Problem requirements: Starting with the line that contains "Write a web" and stopping after the line that contains "des taux de", output every line exactly as it stands.

Material for the task:

_ _ _ _ _ _ _

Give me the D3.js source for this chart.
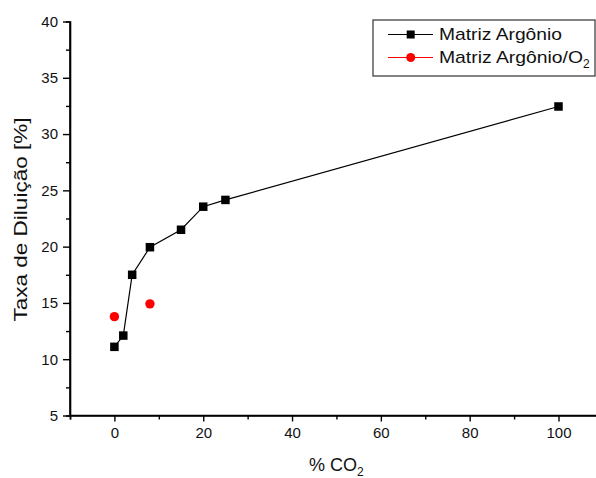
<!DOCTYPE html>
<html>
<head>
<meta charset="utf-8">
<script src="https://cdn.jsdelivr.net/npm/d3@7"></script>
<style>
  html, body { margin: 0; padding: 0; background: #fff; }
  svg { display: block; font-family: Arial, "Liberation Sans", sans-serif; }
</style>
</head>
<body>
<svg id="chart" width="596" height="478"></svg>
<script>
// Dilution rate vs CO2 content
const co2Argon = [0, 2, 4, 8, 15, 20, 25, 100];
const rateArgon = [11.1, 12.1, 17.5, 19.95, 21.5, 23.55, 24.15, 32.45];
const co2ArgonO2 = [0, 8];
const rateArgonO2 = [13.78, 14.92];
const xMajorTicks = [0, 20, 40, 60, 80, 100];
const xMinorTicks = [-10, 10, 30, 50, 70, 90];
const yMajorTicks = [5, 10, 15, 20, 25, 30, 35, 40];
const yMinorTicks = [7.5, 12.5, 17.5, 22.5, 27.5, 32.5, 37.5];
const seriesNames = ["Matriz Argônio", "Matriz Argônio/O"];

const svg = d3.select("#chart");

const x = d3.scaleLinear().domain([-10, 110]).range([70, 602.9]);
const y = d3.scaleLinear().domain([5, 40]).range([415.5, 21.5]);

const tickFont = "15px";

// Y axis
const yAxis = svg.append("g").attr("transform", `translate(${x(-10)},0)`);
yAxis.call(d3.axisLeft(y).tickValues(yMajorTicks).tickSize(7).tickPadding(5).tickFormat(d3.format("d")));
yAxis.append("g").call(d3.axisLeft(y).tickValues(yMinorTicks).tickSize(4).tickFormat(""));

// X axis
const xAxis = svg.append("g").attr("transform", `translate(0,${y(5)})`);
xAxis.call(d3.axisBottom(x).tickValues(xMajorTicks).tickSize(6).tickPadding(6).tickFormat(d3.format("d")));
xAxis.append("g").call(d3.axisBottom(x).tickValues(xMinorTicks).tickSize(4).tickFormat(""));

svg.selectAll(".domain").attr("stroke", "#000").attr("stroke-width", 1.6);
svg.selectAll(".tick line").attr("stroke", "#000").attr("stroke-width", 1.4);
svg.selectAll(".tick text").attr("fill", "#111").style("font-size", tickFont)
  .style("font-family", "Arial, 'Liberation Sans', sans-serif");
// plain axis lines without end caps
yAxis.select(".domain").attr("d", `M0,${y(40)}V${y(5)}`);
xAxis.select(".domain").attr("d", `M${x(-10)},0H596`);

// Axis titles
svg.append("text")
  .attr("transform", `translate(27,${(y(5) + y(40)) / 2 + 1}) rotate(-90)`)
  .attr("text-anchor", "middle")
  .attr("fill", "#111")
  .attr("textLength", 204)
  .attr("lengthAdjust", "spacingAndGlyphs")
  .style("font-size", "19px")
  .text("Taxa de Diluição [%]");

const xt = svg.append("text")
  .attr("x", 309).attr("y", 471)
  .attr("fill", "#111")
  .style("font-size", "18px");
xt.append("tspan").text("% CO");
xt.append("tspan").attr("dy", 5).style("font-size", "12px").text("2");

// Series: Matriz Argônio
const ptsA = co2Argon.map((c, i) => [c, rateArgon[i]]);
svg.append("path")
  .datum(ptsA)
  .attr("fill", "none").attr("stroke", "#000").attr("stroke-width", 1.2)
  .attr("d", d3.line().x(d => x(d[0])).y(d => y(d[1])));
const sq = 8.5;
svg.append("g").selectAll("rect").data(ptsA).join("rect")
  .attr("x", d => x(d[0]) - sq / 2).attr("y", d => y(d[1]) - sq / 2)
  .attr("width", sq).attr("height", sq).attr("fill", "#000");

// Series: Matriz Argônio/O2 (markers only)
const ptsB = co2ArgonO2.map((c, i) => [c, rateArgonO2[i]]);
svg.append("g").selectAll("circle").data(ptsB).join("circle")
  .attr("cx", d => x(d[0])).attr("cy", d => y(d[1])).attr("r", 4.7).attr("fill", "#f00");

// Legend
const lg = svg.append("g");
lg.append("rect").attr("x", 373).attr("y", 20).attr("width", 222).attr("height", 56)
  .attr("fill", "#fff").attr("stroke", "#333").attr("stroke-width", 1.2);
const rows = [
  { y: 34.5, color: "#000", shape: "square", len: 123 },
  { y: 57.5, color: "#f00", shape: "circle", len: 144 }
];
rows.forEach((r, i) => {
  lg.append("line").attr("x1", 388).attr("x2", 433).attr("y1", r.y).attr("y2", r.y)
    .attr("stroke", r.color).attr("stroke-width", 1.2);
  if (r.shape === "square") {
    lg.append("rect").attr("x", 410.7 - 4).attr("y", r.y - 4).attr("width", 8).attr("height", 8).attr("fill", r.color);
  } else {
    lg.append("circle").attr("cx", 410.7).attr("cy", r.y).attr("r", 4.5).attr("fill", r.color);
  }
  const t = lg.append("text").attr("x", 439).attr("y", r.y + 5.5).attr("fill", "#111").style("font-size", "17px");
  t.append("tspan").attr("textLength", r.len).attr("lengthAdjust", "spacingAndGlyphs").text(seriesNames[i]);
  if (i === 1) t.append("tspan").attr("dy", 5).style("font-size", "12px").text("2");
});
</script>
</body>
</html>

_ _ _ _ _ _ _

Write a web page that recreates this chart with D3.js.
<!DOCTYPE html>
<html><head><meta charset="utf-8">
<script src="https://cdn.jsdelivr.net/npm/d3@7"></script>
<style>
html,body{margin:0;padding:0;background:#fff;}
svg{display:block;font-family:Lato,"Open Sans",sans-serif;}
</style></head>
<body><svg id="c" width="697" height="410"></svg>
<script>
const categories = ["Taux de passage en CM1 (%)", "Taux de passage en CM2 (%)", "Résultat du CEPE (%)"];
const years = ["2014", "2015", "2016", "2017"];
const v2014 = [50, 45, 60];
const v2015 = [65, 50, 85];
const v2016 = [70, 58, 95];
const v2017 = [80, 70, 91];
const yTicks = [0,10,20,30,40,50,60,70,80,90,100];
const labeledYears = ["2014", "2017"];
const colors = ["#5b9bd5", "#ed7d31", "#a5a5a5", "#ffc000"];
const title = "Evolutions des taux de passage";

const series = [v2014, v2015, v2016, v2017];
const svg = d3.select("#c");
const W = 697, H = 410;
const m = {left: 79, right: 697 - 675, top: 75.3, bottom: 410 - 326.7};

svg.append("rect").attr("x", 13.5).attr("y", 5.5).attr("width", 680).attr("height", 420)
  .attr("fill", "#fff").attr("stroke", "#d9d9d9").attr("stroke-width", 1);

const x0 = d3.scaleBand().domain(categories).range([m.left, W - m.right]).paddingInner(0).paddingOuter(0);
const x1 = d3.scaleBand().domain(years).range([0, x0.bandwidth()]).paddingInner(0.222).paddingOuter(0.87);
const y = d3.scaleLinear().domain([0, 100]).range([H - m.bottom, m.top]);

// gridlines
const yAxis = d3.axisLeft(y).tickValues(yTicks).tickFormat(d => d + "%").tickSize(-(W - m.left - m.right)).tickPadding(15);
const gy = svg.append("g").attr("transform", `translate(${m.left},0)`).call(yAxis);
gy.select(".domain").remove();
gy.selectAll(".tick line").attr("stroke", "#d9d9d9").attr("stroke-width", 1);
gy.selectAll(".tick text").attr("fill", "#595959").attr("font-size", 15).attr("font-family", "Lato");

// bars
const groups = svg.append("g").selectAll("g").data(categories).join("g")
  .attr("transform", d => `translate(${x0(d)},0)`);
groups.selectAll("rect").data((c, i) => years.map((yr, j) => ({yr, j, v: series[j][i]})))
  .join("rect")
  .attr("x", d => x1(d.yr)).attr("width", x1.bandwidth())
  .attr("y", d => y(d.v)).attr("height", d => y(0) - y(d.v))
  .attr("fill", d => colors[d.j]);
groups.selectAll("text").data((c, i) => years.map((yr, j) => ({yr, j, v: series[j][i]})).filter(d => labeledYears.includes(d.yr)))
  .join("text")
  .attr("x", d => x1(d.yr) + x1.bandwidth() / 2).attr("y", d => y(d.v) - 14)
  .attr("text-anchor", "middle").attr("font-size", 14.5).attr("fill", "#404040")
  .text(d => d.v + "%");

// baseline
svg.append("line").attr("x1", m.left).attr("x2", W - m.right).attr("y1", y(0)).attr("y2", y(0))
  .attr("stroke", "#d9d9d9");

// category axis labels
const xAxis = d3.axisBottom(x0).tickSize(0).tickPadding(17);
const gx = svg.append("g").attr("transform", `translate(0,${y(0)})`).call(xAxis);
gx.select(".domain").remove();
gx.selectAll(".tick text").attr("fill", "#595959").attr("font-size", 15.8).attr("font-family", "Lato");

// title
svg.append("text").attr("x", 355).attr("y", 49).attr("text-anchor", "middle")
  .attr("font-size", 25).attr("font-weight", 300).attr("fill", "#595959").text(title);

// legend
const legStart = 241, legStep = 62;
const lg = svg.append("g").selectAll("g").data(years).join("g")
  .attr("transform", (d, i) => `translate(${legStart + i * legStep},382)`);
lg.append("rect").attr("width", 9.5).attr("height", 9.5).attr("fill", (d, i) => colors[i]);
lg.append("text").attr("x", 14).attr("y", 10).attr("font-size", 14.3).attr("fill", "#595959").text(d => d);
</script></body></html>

_ _ _ _ _ _ _

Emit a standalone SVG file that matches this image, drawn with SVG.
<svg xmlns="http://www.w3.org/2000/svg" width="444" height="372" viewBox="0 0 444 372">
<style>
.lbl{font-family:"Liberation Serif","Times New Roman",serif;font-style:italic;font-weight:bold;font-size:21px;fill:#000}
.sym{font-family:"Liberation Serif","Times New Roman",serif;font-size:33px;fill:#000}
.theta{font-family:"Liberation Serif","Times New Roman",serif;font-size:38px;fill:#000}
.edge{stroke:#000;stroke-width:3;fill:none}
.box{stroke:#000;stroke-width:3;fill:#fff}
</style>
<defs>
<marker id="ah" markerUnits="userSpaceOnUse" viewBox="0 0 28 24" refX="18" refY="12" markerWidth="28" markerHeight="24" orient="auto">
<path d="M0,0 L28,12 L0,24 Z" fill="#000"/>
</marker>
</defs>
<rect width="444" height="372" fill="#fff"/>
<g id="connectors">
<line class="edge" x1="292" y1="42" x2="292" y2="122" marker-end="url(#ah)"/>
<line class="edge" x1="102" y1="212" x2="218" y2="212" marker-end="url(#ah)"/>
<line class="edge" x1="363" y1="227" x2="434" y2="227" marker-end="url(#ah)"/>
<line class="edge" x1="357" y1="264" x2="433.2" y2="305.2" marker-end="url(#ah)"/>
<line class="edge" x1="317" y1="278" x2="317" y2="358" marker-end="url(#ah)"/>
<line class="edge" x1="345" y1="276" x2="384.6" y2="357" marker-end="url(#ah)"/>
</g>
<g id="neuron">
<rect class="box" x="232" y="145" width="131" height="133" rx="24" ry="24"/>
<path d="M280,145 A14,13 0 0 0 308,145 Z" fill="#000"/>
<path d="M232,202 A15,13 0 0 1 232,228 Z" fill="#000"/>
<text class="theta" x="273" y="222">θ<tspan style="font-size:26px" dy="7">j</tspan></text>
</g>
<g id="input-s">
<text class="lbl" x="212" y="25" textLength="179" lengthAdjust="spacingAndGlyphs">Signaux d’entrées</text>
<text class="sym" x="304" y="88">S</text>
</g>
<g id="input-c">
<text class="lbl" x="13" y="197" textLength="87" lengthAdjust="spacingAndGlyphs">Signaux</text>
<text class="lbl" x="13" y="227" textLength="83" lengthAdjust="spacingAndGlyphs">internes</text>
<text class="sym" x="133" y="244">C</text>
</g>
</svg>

_ _ _ _ _ _ _

Result:
Write a web page that recreates this chart with D3.js.
<!DOCTYPE html>
<html><head><meta charset="utf-8">
<script src="https://cdn.jsdelivr.net/npm/d3@7"></script>
<style>
html,body{margin:0;padding:0;background:#fff;}
svg{display:block;font-family:Lato,"Open Sans",sans-serif;}
</style></head>
<body><svg id="c" width="697" height="410"></svg>
<script>
const categories = ["Taux de passage en CM1 (%)", "Taux de passage en CM2 (%)", "Résultat du CEPE (%)"];
const years = ["2014", "2015", "2016", "2017"];
const v2014 = [50, 45, 60];
const v2015 = [65, 50, 85];
const v2016 = [70, 58, 95];
const v2017 = [80, 70, 91];
const yTicks = [0,10,20,30,40,50,60,70,80,90,100];
const labeledYears = ["2014", "2017"];
const colors = ["#5b9bd5", "#ed7d31", "#a5a5a5", "#ffc000"];
const title = "Evolutions des taux de passage";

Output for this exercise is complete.